begin Material

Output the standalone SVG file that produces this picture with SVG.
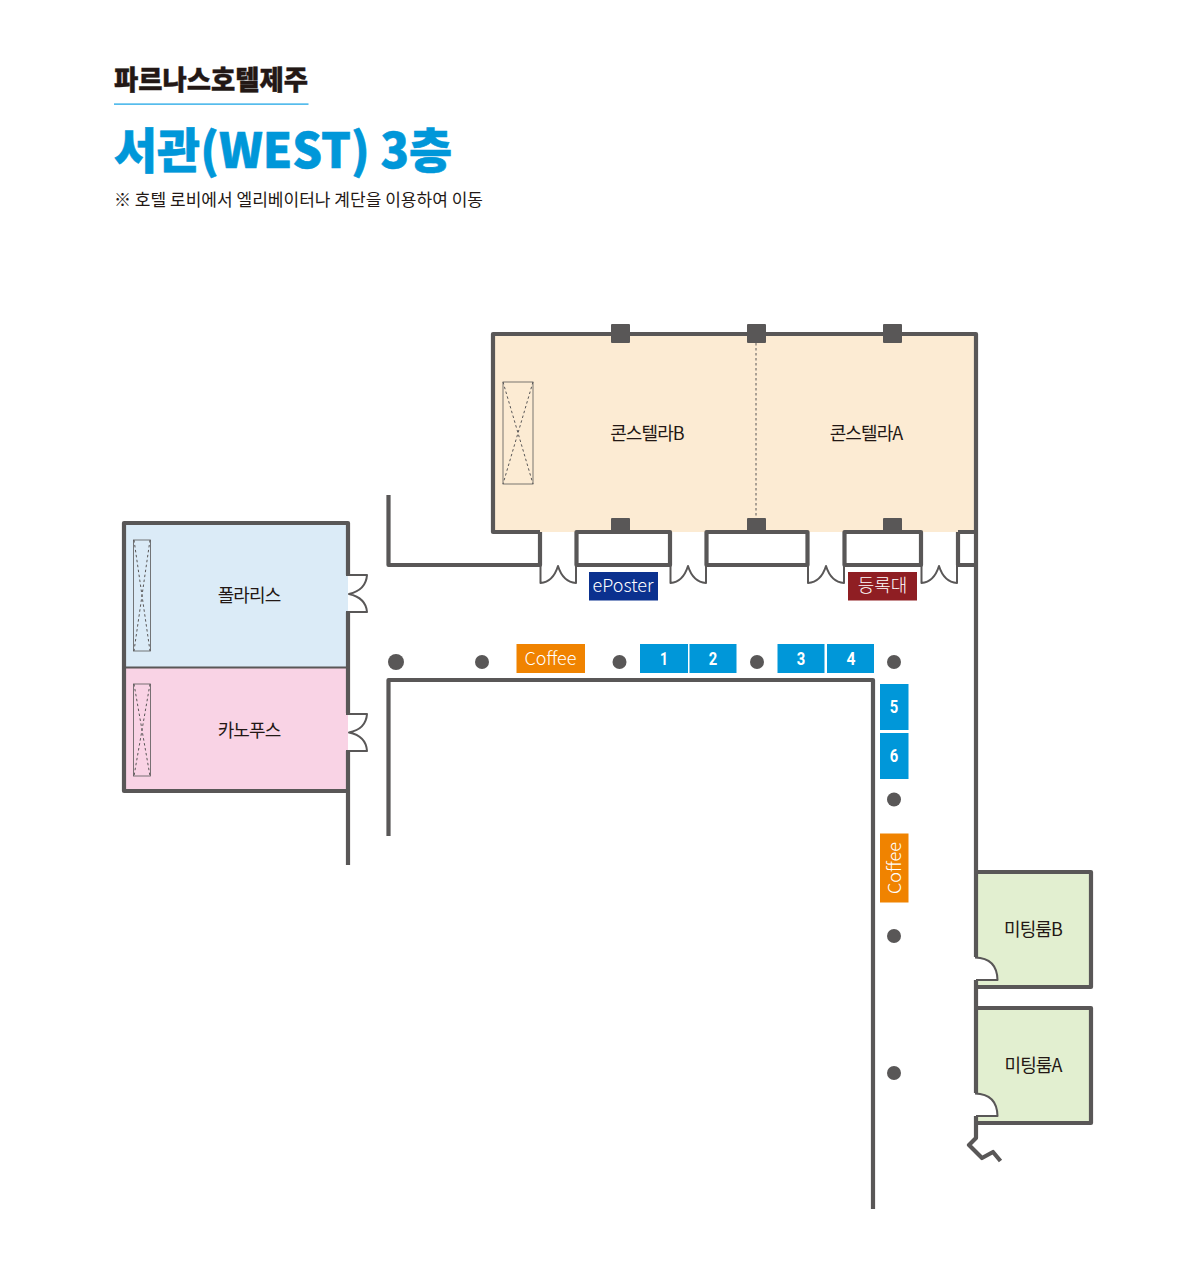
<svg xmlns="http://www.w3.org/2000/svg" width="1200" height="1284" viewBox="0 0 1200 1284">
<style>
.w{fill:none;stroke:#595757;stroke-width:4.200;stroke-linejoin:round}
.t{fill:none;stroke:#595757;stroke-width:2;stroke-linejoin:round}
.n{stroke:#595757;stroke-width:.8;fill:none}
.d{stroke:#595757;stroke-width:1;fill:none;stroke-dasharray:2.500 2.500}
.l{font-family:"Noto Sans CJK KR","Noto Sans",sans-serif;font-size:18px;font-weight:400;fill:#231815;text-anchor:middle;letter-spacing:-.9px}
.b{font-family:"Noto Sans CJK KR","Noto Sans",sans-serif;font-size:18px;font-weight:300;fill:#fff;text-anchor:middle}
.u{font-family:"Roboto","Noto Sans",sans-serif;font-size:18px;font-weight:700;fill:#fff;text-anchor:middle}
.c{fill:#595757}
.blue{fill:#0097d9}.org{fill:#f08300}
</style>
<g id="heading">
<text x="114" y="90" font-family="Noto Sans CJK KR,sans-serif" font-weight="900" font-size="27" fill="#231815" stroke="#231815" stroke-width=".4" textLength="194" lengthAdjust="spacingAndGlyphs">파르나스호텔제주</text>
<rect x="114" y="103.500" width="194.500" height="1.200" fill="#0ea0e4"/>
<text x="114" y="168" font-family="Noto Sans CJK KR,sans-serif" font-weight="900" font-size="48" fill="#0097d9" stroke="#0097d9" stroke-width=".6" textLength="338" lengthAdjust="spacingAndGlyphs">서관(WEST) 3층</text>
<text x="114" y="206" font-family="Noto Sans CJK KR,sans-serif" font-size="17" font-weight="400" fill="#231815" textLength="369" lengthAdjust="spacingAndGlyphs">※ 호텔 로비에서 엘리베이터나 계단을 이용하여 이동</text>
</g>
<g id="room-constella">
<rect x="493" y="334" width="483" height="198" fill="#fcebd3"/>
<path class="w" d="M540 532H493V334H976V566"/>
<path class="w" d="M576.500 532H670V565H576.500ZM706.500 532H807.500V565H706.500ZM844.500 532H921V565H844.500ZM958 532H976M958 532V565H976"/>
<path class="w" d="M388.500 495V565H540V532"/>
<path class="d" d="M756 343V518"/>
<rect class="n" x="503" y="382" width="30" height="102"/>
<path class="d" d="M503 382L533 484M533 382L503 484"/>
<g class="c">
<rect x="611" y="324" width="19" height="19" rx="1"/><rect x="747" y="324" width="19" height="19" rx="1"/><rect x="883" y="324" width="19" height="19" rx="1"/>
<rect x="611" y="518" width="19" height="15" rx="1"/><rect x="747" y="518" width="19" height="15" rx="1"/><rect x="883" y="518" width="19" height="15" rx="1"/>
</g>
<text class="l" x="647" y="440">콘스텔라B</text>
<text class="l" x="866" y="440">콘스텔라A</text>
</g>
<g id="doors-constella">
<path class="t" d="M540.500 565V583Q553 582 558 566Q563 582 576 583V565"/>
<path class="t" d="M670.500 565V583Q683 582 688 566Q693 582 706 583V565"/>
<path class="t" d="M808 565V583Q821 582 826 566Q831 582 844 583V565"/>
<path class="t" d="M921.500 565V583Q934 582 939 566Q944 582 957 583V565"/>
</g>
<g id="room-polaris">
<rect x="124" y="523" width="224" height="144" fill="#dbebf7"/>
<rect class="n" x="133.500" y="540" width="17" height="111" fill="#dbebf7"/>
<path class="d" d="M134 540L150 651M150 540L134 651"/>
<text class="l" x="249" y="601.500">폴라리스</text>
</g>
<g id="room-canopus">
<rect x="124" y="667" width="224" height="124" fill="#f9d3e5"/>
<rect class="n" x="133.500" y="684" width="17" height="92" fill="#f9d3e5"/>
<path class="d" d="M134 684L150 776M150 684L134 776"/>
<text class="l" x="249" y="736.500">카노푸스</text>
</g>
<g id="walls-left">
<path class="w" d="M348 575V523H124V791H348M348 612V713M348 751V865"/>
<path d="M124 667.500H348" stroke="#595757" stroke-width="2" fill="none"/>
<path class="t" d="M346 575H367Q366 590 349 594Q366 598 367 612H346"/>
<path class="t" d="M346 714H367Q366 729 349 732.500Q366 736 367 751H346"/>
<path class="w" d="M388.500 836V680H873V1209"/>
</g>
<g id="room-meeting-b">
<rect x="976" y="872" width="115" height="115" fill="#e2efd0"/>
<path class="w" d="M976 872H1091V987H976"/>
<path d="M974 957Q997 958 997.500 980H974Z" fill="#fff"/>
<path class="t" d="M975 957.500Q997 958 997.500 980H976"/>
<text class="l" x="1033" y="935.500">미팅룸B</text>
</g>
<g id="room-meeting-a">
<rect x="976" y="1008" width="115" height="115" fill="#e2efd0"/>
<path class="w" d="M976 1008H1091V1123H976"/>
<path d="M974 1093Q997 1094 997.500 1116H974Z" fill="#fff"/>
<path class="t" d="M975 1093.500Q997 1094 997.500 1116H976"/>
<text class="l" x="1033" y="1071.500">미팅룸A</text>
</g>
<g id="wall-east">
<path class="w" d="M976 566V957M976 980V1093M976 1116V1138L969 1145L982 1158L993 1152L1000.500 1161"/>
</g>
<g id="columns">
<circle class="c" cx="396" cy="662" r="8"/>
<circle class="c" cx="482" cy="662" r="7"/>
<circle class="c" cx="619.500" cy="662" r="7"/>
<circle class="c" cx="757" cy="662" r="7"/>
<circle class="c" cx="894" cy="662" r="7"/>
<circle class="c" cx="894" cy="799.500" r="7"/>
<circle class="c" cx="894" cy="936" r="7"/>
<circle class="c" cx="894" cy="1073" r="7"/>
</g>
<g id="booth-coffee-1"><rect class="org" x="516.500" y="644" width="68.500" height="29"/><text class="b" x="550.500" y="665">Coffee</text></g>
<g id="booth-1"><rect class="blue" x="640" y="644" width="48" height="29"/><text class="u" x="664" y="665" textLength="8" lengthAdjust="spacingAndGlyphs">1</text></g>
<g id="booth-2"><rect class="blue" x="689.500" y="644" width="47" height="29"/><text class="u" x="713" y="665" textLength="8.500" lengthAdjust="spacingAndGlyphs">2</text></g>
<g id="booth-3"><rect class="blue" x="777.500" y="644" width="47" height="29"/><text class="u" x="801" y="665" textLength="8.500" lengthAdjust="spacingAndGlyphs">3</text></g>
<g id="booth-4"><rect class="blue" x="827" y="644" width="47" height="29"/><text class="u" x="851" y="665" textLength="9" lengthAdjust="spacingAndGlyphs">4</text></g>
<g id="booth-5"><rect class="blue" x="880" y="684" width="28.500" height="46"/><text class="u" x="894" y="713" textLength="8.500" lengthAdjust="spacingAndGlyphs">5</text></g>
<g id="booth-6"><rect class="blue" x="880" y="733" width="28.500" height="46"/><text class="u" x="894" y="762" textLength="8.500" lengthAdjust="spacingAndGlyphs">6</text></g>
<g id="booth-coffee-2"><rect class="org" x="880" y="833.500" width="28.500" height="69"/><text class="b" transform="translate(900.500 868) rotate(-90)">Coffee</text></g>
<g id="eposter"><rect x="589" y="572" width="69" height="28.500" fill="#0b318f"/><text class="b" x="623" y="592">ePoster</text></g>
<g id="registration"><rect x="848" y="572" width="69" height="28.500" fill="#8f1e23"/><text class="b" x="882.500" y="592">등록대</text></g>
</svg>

end Material

**What is needed:**
Omit the pictures, then quote the rest of the material above exactly.

**Exercise solution:**
Output the standalone SVG file that produces this picture with SVG.
<svg xmlns="http://www.w3.org/2000/svg" width="1200" height="1284" viewBox="0 0 1200 1284">
<style>
.w{fill:none;stroke:#595757;stroke-width:4.200;stroke-linejoin:round}
.t{fill:none;stroke:#595757;stroke-width:2;stroke-linejoin:round}
.n{stroke:#595757;stroke-width:.8;fill:none}
.d{stroke:#595757;stroke-width:1;fill:none;stroke-dasharray:2.500 2.500}
.l{font-family:"Noto Sans CJK KR","Noto Sans",sans-serif;font-size:18px;font-weight:400;fill:#231815;text-anchor:middle;letter-spacing:-.9px}
.b{font-family:"Noto Sans CJK KR","Noto Sans",sans-serif;font-size:18px;font-weight:300;fill:#fff;text-anchor:middle}
.u{font-family:"Roboto","Noto Sans",sans-serif;font-size:18px;font-weight:700;fill:#fff;text-anchor:middle}
.c{fill:#595757}
.blue{fill:#0097d9}.org{fill:#f08300}
</style>
<g id="heading">
<text x="114" y="90" font-family="Noto Sans CJK KR,sans-serif" font-weight="900" font-size="27" fill="#231815" stroke="#231815" stroke-width=".4" textLength="194" lengthAdjust="spacingAndGlyphs">파르나스호텔제주</text>
<rect x="114" y="103.500" width="194.500" height="1.200" fill="#0ea0e4"/>
<text x="114" y="168" font-family="Noto Sans CJK KR,sans-serif" font-weight="900" font-size="48" fill="#0097d9" stroke="#0097d9" stroke-width=".6" textLength="338" lengthAdjust="spacingAndGlyphs">서관(WEST) 3층</text>
<text x="114" y="206" font-family="Noto Sans CJK KR,sans-serif" font-size="17" font-weight="400" fill="#231815" textLength="369" lengthAdjust="spacingAndGlyphs">※ 호텔 로비에서 엘리베이터나 계단을 이용하여 이동</text>
</g>
<g id="room-constella">
<rect x="493" y="334" width="483" height="198" fill="#fcebd3"/>
<path class="w" d="M540 532H493V334H976V566"/>
<path class="w" d="M576.500 532H670V565H576.500ZM706.500 532H807.500V565H706.500ZM844.500 532H921V565H844.500ZM958 532H976M958 532V565H976"/>
<path class="w" d="M388.500 495V565H540V532"/>
<path class="d" d="M756 343V518"/>
<rect class="n" x="503" y="382" width="30" height="102"/>
<path class="d" d="M503 382L533 484M533 382L503 484"/>
<g class="c">
<rect x="611" y="324" width="19" height="19" rx="1"/><rect x="747" y="324" width="19" height="19" rx="1"/><rect x="883" y="324" width="19" height="19" rx="1"/>
<rect x="611" y="518" width="19" height="15" rx="1"/><rect x="747" y="518" width="19" height="15" rx="1"/><rect x="883" y="518" width="19" height="15" rx="1"/>
</g>
<text class="l" x="647" y="440">콘스텔라B</text>
<text class="l" x="866" y="440">콘스텔라A</text>
</g>
<g id="doors-constella">
<path class="t" d="M540.500 565V583Q553 582 558 566Q563 582 576 583V565"/>
<path class="t" d="M670.500 565V583Q683 582 688 566Q693 582 706 583V565"/>
<path class="t" d="M808 565V583Q821 582 826 566Q831 582 844 583V565"/>
<path class="t" d="M921.500 565V583Q934 582 939 566Q944 582 957 583V565"/>
</g>
<g id="room-polaris">
<rect x="124" y="523" width="224" height="144" fill="#dbebf7"/>
<rect class="n" x="133.500" y="540" width="17" height="111" fill="#dbebf7"/>
<path class="d" d="M134 540L150 651M150 540L134 651"/>
<text class="l" x="249" y="601.500">폴라리스</text>
</g>
<g id="room-canopus">
<rect x="124" y="667" width="224" height="124" fill="#f9d3e5"/>
<rect class="n" x="133.500" y="684" width="17" height="92" fill="#f9d3e5"/>
<path class="d" d="M134 684L150 776M150 684L134 776"/>
<text class="l" x="249" y="736.500">카노푸스</text>
</g>
<g id="walls-left">
<path class="w" d="M348 575V523H124V791H348M348 612V713M348 751V865"/>
<path d="M124 667.500H348" stroke="#595757" stroke-width="2" fill="none"/>
<path class="t" d="M346 575H367Q366 590 349 594Q366 598 367 612H346"/>
<path class="t" d="M346 714H367Q366 729 349 732.500Q366 736 367 751H346"/>
<path class="w" d="M388.500 836V680H873V1209"/>
</g>
<g id="room-meeting-b">
<rect x="976" y="872" width="115" height="115" fill="#e2efd0"/>
<path class="w" d="M976 872H1091V987H976"/>
<path d="M974 957Q997 958 997.500 980H974Z" fill="#fff"/>
<path class="t" d="M975 957.500Q997 958 997.500 980H976"/>
<text class="l" x="1033" y="935.500">미팅룸B</text>
</g>
<g id="room-meeting-a">
<rect x="976" y="1008" width="115" height="115" fill="#e2efd0"/>
<path class="w" d="M976 1008H1091V1123H976"/>
<path d="M974 1093Q997 1094 997.500 1116H974Z" fill="#fff"/>
<path class="t" d="M975 1093.500Q997 1094 997.500 1116H976"/>
<text class="l" x="1033" y="1071.500">미팅룸A</text>
</g>
<g id="wall-east">
<path class="w" d="M976 566V957M976 980V1093M976 1116V1138L969 1145L982 1158L993 1152L1000.500 1161"/>
</g>
<g id="columns">
<circle class="c" cx="396" cy="662" r="8"/>
<circle class="c" cx="482" cy="662" r="7"/>
<circle class="c" cx="619.500" cy="662" r="7"/>
<circle class="c" cx="757" cy="662" r="7"/>
<circle class="c" cx="894" cy="662" r="7"/>
<circle class="c" cx="894" cy="799.500" r="7"/>
<circle class="c" cx="894" cy="936" r="7"/>
<circle class="c" cx="894" cy="1073" r="7"/>
</g>
<g id="booth-coffee-1"><rect class="org" x="516.500" y="644" width="68.500" height="29"/><text class="b" x="550.500" y="665">Coffee</text></g>
<g id="booth-1"><rect class="blue" x="640" y="644" width="48" height="29"/><text class="u" x="664" y="665" textLength="8" lengthAdjust="spacingAndGlyphs">1</text></g>
<g id="booth-2"><rect class="blue" x="689.500" y="644" width="47" height="29"/><text class="u" x="713" y="665" textLength="8.500" lengthAdjust="spacingAndGlyphs">2</text></g>
<g id="booth-3"><rect class="blue" x="777.500" y="644" width="47" height="29"/><text class="u" x="801" y="665" textLength="8.500" lengthAdjust="spacingAndGlyphs">3</text></g>
<g id="booth-4"><rect class="blue" x="827" y="644" width="47" height="29"/><text class="u" x="851" y="665" textLength="9" lengthAdjust="spacingAndGlyphs">4</text></g>
<g id="booth-5"><rect class="blue" x="880" y="684" width="28.500" height="46"/><text class="u" x="894" y="713" textLength="8.500" lengthAdjust="spacingAndGlyphs">5</text></g>
<g id="booth-6"><rect class="blue" x="880" y="733" width="28.500" height="46"/><text class="u" x="894" y="762" textLength="8.500" lengthAdjust="spacingAndGlyphs">6</text></g>
<g id="booth-coffee-2"><rect class="org" x="880" y="833.500" width="28.500" height="69"/><text class="b" transform="translate(900.500 868) rotate(-90)">Coffee</text></g>
<g id="eposter"><rect x="589" y="572" width="69" height="28.500" fill="#0b318f"/><text class="b" x="623" y="592">ePoster</text></g>
<g id="registration"><rect x="848" y="572" width="69" height="28.500" fill="#8f1e23"/><text class="b" x="882.500" y="592">등록대</text></g>
</svg>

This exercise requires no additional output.